There are many instances where linking to these less important pages is necessary for site operations, so removing them isn’t always an option. Instead, Epstein recommends marketers compensate for these links’ PageRank loss by always linking back from every internal page you link to.
Marketers should also consider how they’re using nofollow links in the site content. Though there’s some debate as to how much impact these attributes have on the overall ranking, Epstein believes strategic nofollow tag use can effectively reduce link flow loss.
“We like to use the nofollow tag,” he said. “We see a lot of people losing link flow to social media accounts. We see them losing it to customer login sites and help sites and partner sites. If you do have to have followed links that go out to external sites, consider downgrading them using lower point sizes, putting them further down on the page, or adding other links to the page.”
Eliminate penalty factors
“Penalty factors are things that your pages do that might make them look like spam pages,” Epstein said.
One of the most common penalty factors related to page ranking is duplicate content.

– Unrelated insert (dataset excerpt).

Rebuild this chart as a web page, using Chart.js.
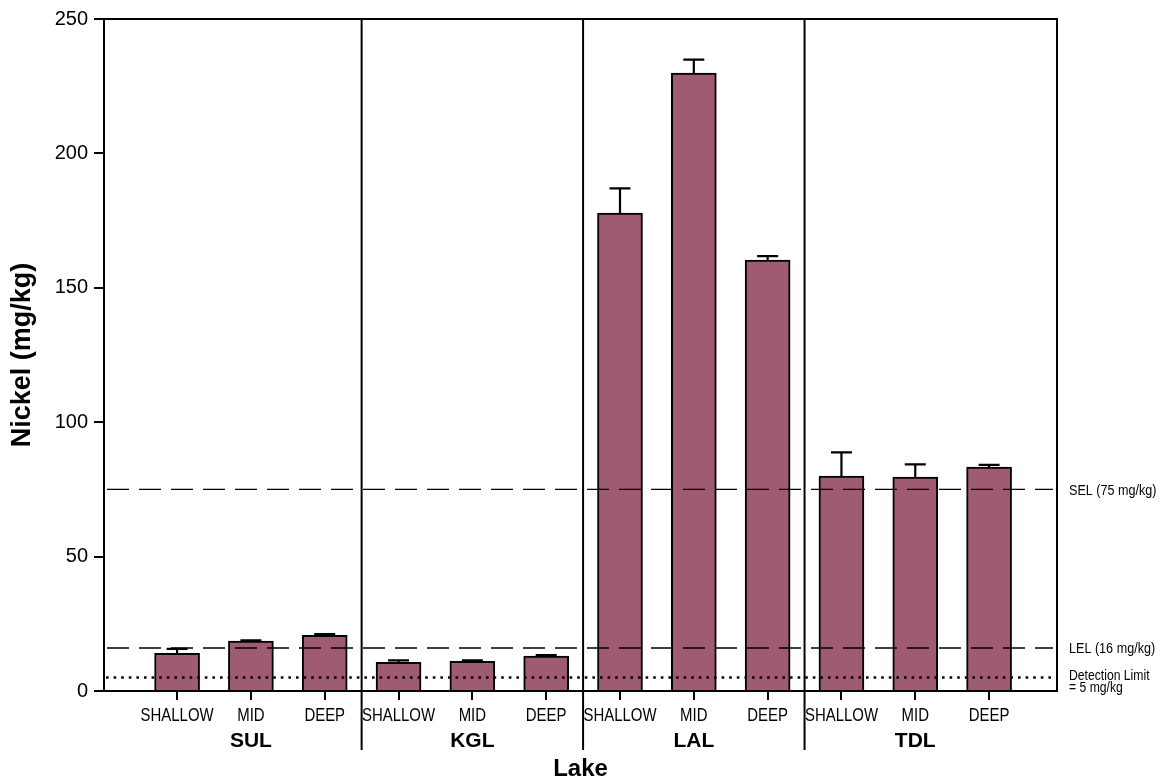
<!DOCTYPE html>
<html>
<head>
<meta charset="utf-8">
<script src="https://cdn.jsdelivr.net/npm/chart.js@4"></script>
<style>
html,body{margin:0;padding:0;background:#fff;}
#wrap{width:1166px;height:783px;position:relative;}
</style>
</head>
<body>
<div id="wrap"><canvas id="c" width="1166" height="783"></canvas></div>
<script>
// ---- data ----
const lakes = ['SUL', 'KGL', 'LAL', 'TDL'];
const depths = ['SHALLOW', 'MID', 'DEEP'];
const categories = ['SHALLOW','MID','DEEP','SHALLOW','MID','DEEP','SHALLOW','MID','DEEP','SHALLOW','MID','DEEP'];
const nickelMean = [14.0, 18.6, 20.7, 10.7, 11.0, 13.0, 177.8, 229.9, 160.3, 80.0, 79.6, 83.3];
const nickelUpper = [15.7, 18.8, 21.2, 11.4, 11.4, 13.4, 187.0, 234.9, 161.8, 88.8, 84.3, 84.1];
const yTicks = [0, 50, 100, 150, 200, 250];
const refValues = [75, 16];
const refLabels = ['SEL (75 mg/kg)', 'LEL (16 mg/kg)'];
const detectionLimit = 5;
const detectionLabel = ['Detection Limit', '= 5 mg/kg'];

const SANS = "'Liberation Sans', Arial, sans-serif";

const points = nickelMean.map((v, i) => ({x: i, y: v}));

function narrowText(ctx, text, x, y, sx, align) {
  ctx.save();
  ctx.translate(x, y);
  ctx.scale(sx, 1);
  ctx.textAlign = align;
  ctx.fillText(text, 0, 0);
  ctx.restore();
}

const overlay = {
  id: 'overlay',
  afterDatasetsDraw(chart) {
    const ctx = chart.ctx;
    const xs = chart.scales.x, ys = chart.scales.y;
    const a = chart.chartArea;
    ctx.save();
    // error bars
    ctx.strokeStyle = '#000';
    ctx.lineWidth = 2.2;
    nickelUpper.forEach((u, i) => {
      const x = xs.getPixelForValue(i);
      const y0 = ys.getPixelForValue(nickelMean[i]);
      const y1 = ys.getPixelForValue(u);
      ctx.beginPath();
      ctx.moveTo(x, y0); ctx.lineTo(x, y1);
      ctx.moveTo(x - 10.5, y1); ctx.lineTo(x + 10.5, y1);
      ctx.stroke();
    });
    // reference dashed lines
    ctx.lineWidth = 1.3;
    ctx.setLineDash([22, 10]);
    refValues.forEach(v => {
      const y = ys.getPixelForValue(v);
      ctx.beginPath(); ctx.moveTo(a.left + 3, y); ctx.lineTo(a.right - 4, y); ctx.stroke();
    });
    // detection limit dotted
    ctx.lineWidth = 2.6;
    ctx.setLineDash([2.6, 5]);
    const yd = ys.getPixelForValue(detectionLimit);
    ctx.beginPath(); ctx.moveTo(a.left + 2, yd); ctx.lineTo(a.right - 2, yd); ctx.stroke();
    ctx.setLineDash([]);
    // frame
    ctx.lineWidth = 2;
    ctx.strokeRect(a.left, a.top, a.right - a.left, a.bottom - a.top);
    // group separators
    for (let g = 1; g < lakes.length; g++) {
      const x = xs.getPixelForValue(g * 3 - 0.5);
      ctx.beginPath(); ctx.moveTo(x, a.top); ctx.lineTo(x, 750); ctx.stroke();
    }
    ctx.fillStyle = '#000';
    ctx.textBaseline = 'middle';
    // category labels (narrow)
    ctx.font = '18px ' + SANS;
    categories.forEach((c, i) => {
      narrowText(ctx, c, xs.getPixelForValue(i), 716, 0.83, 'center');
    });
    // group labels
    ctx.textAlign = 'center';
    ctx.font = 'bold 21px ' + SANS;
    lakes.forEach((l, g) => {
      ctx.fillText(l, xs.getPixelForValue(g * 3 + 1), 741);
    });
    // x title
    ctx.font = 'bold 24px ' + SANS;
    ctx.fillText('Lake', (a.left + a.right) / 2, 769);
    // right annotations
    ctx.font = '15px ' + SANS;
    refValues.forEach((v, i) => {
      narrowText(ctx, refLabels[i], 1069, ys.getPixelForValue(v) + 1, 0.84, 'left');
    });
    ctx.font = '14.5px ' + SANS;
    narrowText(ctx, detectionLabel[0], 1069, 676, 0.84, 'left');
    narrowText(ctx, detectionLabel[1], 1069, 688, 0.84, 'left');
    ctx.restore();
  }
};

new Chart(document.getElementById('c'), {
  type: 'bar',
  data: {
    datasets: [{
      data: points,
      backgroundColor: '#9E5B72',
      borderColor: '#000',
      borderWidth: 2,
      barThickness: 45
    }]
  },
  options: {
    responsive: false,
    animation: false,
    devicePixelRatio: 1,
    layout: {padding: {left: 0, right: 109, top: 19, bottom: 0}},
    plugins: {legend: {display: false}, tooltip: {enabled: false}},
    scales: {
      x: {
        type: 'linear',
        offset: false,
        min: -0.99,
        max: 11.92,
        afterBuildTicks: s => { s.ticks = categories.map((c, i) => ({value: i})); },
        afterFit: s => { s.height = 92; },
        ticks: {display: false},
        grid: {display: true, drawOnChartArea: false, drawTicks: true, tickLength: 9, color: '#000', lineWidth: 2, offset: false},
        border: {display: true, color: '#000', width: 2}
      },
      y: {
        min: 0,
        max: 250,
        afterBuildTicks: s => { s.ticks = yTicks.map(v => ({value: v})); },
        afterFit: s => { s.width = 104; },
        ticks: {padding: 6, color: '#000', font: {family: SANS, size: 20}},
        grid: {display: true, drawOnChartArea: false, drawTicks: true, tickLength: 10, color: '#000', lineWidth: 2},
        border: {display: true, color: '#000', width: 2},
        title: {display: true, text: 'Nickel (mg/kg)', color: '#000', font: {family: SANS, size: 27, weight: 'bold'}, padding: {top: 6, bottom: 0}}
      }
    }
  },
  plugins: [overlay]
});
</script>
</body>
</html>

It tells search engines that your site has poor content quality. Too many internal links to content with potential penalty factors could end up harming your site rankings.

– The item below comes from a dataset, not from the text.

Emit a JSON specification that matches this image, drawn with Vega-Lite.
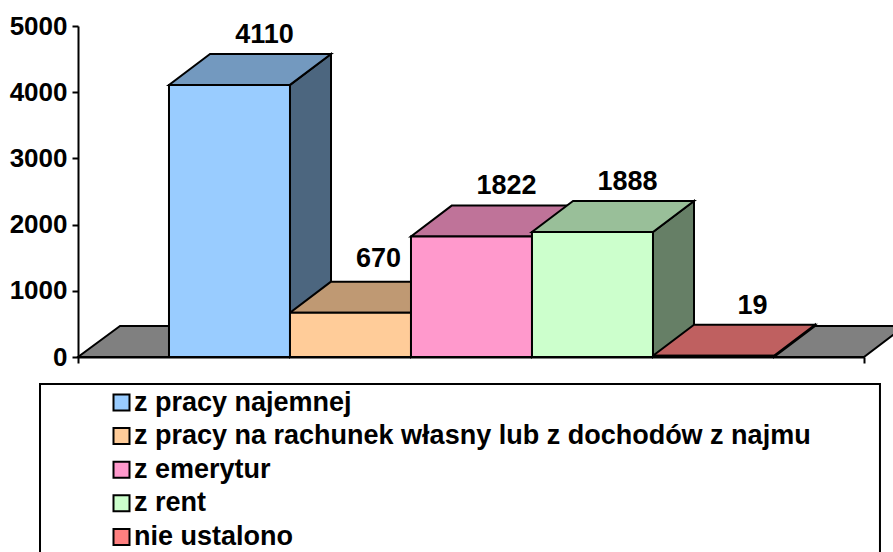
{
"$schema":"https://vega.github.io/schema/vega-lite/v6.json",
"width":786,"height":331,
"autosize":{"type":"none"},
"padding":{"left":78,"right":29,"top":26,"bottom":195},
"background":"white",
"config":{"view":{"stroke":null},"font":"Liberation Sans"},
"datasets":{
 "bars":[
  {"zrodlo":"z pracy najemnej","liczba":4110},
  {"zrodlo":"z pracy na rachunek własny lub z dochodów z najmu","liczba":670},
  {"zrodlo":"z emerytur","liczba":1822},
  {"zrodlo":"z rent","liczba":1888},
  {"zrodlo":"nie ustalono","liczba":19}],
 "floor":[{"glebokosc":0,"od":-0.752,"do":5.744},{"glebokosc":468,"od":-0.405,"do":6.083}]
},
"layer":[
 {"data":{"name":"floor"},
  "mark":{"type":"area","orient":"horizontal","fill":"#808080","stroke":"black","strokeWidth":2,"clip":false},
  "encoding":{
   "y":{"field":"glebokosc","type":"quantitative","scale":{"domain":[0,5000],"nice":false},
     "axis":{"title":null,"values":[0,1000,2000,3000,4000,5000],"format":"d","grid":false,"domainColor":"black","domainWidth":2,"tickColor":"black","tickWidth":2,"tickSize":6,"labelFont":"Liberation Sans","labelFontWeight":"bold","labelFontSize":26,"labelColor":"black","labelPadding":5,"zindex":1}},
   "x":{"field":"od","type":"quantitative","scale":{"domain":[-0.752,5.744],"nice":false,"zero":false},
     "axis":{"title":null,"values":[-0.752,5.744],"labels":false,"grid":false,"domainColor":"black","domainWidth":2,"tickColor":"black","tickWidth":2,"tickSize":6,"zindex":1}},
   "x2":{"field":"do"}
  }},
 {"data":{"name":"bars"},
  "transform":[{"window":[{"op":"row_number","as":"n"}]},{"calculate":"[0,1]","as":"k"},{"flatten":["k"]},
   {"calculate":"datum.n+0.339*datum.k","as":"xs"},{"calculate":"468*datum.k","as":"y0"},{"calculate":"datum.liczba+468*datum.k","as":"y1"}],
  "mark":{"type":"area","orient":"vertical","stroke":"black","strokeWidth":2},
  "encoding":{
   "x":{"field":"xs","type":"quantitative"},
   "y":{"field":"y0","type":"quantitative"},
   "y2":{"field":"y1"},
   "fill":{"field":"zrodlo","type":"nominal","sort":null,"legend":null,"scale":{"range":["#4C667F","#7F664C","#7F4C66","#667F66","#7F4040"]}}
  }},
 {"data":{"name":"bars"},
  "transform":[{"window":[{"op":"row_number","as":"n"}]},{"calculate":"[0,1]","as":"k"},{"flatten":["k"]},
   {"calculate":"datum.n-1+0.339*datum.k","as":"xa"},{"calculate":"datum.n+0.339*datum.k","as":"xb"},{"calculate":"datum.liczba+468*datum.k","as":"y1"}],
  "mark":{"type":"area","orient":"horizontal","stroke":"black","strokeWidth":2},
  "encoding":{
   "y":{"field":"y1","type":"quantitative"},
   "x":{"field":"xa","type":"quantitative"},
   "x2":{"field":"xb"},
   "fill":{"field":"zrodlo","type":"nominal","sort":null,"legend":null,"scale":{"range":["#7399BF","#BF9973","#BF7399","#99BF99","#BF6060"]}}
  }},
 {"data":{"name":"bars"},
  "transform":[{"window":[{"op":"row_number","as":"n"}]},{"calculate":"datum.n-1","as":"xa"}],
  "mark":{"type":"rect","stroke":"black","strokeWidth":2},
  "encoding":{
   "x":{"field":"xa","type":"quantitative"},
   "x2":{"field":"n"},
   "y":{"field":"liczba","type":"quantitative"},
   "y2":{"datum":0},
   "fill":{"field":"zrodlo","type":"nominal","sort":null,"scale":{"range":["#99CCFF","#FFCC99","#FF99CC","#CCFFCC","#FF8080"]},
    "legend":{"title":null,"orient":"none","legendX":30,"legendY":363,"symbolType":"square","symbolSize":256,"symbolStrokeColor":"black","symbolStrokeWidth":2,"labelFont":"Liberation Sans","labelFontWeight":"bold","labelFontSize":27,"labelColor":"black","labelLimit":800,"labelOffset":-1,"rowPadding":5.6,"padding":0}}
  }},
 {"data":{"name":"bars"},
  "transform":[{"window":[{"op":"row_number","as":"n"}]},{"calculate":"datum.n-0.5+0.29","as":"xt"},{"calculate":"datum.liczba+468","as":"y1"},{"filter":"datum.liczba != 670 && datum.liczba != 19"}],
  "mark":{"type":"text","font":"Liberation Sans","fontWeight":"bold","fontSize":27,"fill":"black","baseline":"middle","dy":-19},
  "encoding":{
   "x":{"field":"xt","type":"quantitative"},
   "y":{"field":"y1","type":"quantitative"},
   "text":{"field":"liczba","type":"quantitative","format":"d"}
  }},
 {"data":{"name":"bars"},
  "transform":[{"window":[{"op":"row_number","as":"n"}]},{"calculate":"datum.n-0.5+0.29","as":"xt"},{"calculate":"datum.liczba+468","as":"y1"},{"filter":"datum.liczba == 670"}],
  "mark":{"type":"text","font":"Liberation Sans","fontWeight":"bold","fontSize":27,"fill":"black","baseline":"middle","dy":-23,"dx":-7},
  "encoding":{
   "x":{"field":"xt","type":"quantitative"},
   "y":{"field":"y1","type":"quantitative"},
   "text":{"field":"liczba","type":"quantitative","format":"d"}
  }},
 {"data":{"name":"bars"},
  "transform":[{"window":[{"op":"row_number","as":"n"}]},{"calculate":"datum.n-0.5+0.29","as":"xt"},{"calculate":"datum.liczba+468","as":"y1"},{"filter":"datum.liczba == 19"}],
  "mark":{"type":"text","font":"Liberation Sans","fontWeight":"bold","fontSize":27,"fill":"black","baseline":"middle","dy":-19,"dx":4},
  "encoding":{
   "x":{"field":"xt","type":"quantitative"},
   "y":{"field":"y1","type":"quantitative"},
   "text":{"field":"liczba","type":"quantitative","format":"d"}
  }},
 {"data":{"values":[{"ramka":"legenda"}]},
  "mark":{"type":"rect","fill":null,"stroke":"black","strokeWidth":2,"clip":false},
  "encoding":{
   "x":{"datum":-1.066,"type":"quantitative"},
   "x2":{"datum":5.876},
   "y":{"datum":-408,"type":"quantitative"},
   "y2":{"datum":-3050}
  }}
],
"resolve":{"scale":{"fill":"independent"}}
}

“Apart from your header and footer, your pages shouldn’t share ideally more than about half of the words with each other,” said Epstein. “But we see tons of pages where a page will share 90% of its words with another page on the site.
Marketers should also avoid linking to too many pieces of “thin” content on their sites. These are pages with very low word counts that are set up to be informative pieces but give little information.
“When you’re sending out link flow to other sites, be careful with how they’re positioned,” said Epstein. “Too many unreciprocated, followed editorial links make it look like you’re an advertorial site even though you’re not.”
Building a high-quality, relevant backlink profile is important, but optimizing your internal linking structure and eliminating risk factors is vital to reaping the most benefits from ranking signals.